13 January 2014
The comfort in wine and lights
2013 went, leaving me a lonely souvenir as it did.
I ate in silence on New Year's Eve. I wanted to watch the fireworks outside, but couldn't. I had a terrible cough and knew it best for me to stay away from the thick clouds of smoke in the street. I resorted to opening the bottle of Italian Lambrusco I bought earlier that night. Took a gulp. It was good, but not as good as I hoped. Lambrusco, high carbonation. I have to take that in note. I poured glass after glass, but still wasn't able to finish the whole bottle though that was the intention. Somehow I couldn't even get myself to drink.

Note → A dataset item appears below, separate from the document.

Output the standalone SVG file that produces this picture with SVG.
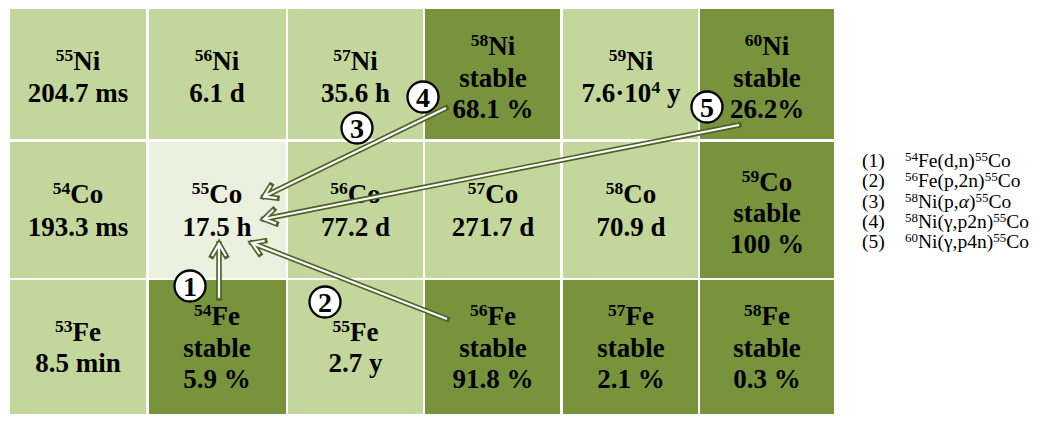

And then the phone rings. My sister was just checking in and sent her greetings. I got to talk to my niece for a while, which instantly made me feel so much better.
I thought about all my travel plans this year. I was leaving for a big trip in a few weeks. I was a bit anxious, but it was nothing compared to the excitement stirring up inside me. And then I thought about my mom. I often think of her. And I think about all the times I have left her and will leave her. The thought makes me sad, but I simply cannot not go.
Sometimes I think this is why I like to leave. More than the bliss of reaching places, I think it is the feeling of leaving I like most. Those fleeting moments in airports when you are in between what is and what could be. While traveling, everything is passing. You are passing. You move with the seasons, roll with the changes, and nothing is ever permanent. Everything is always fresh, budding, exciting. On the road, you are never left behind. And I live for that feeling.
Perhaps that's why this has been difficult for me.
For the first time, I wasn't the one who left, while I sit here with a constant reminder of what did.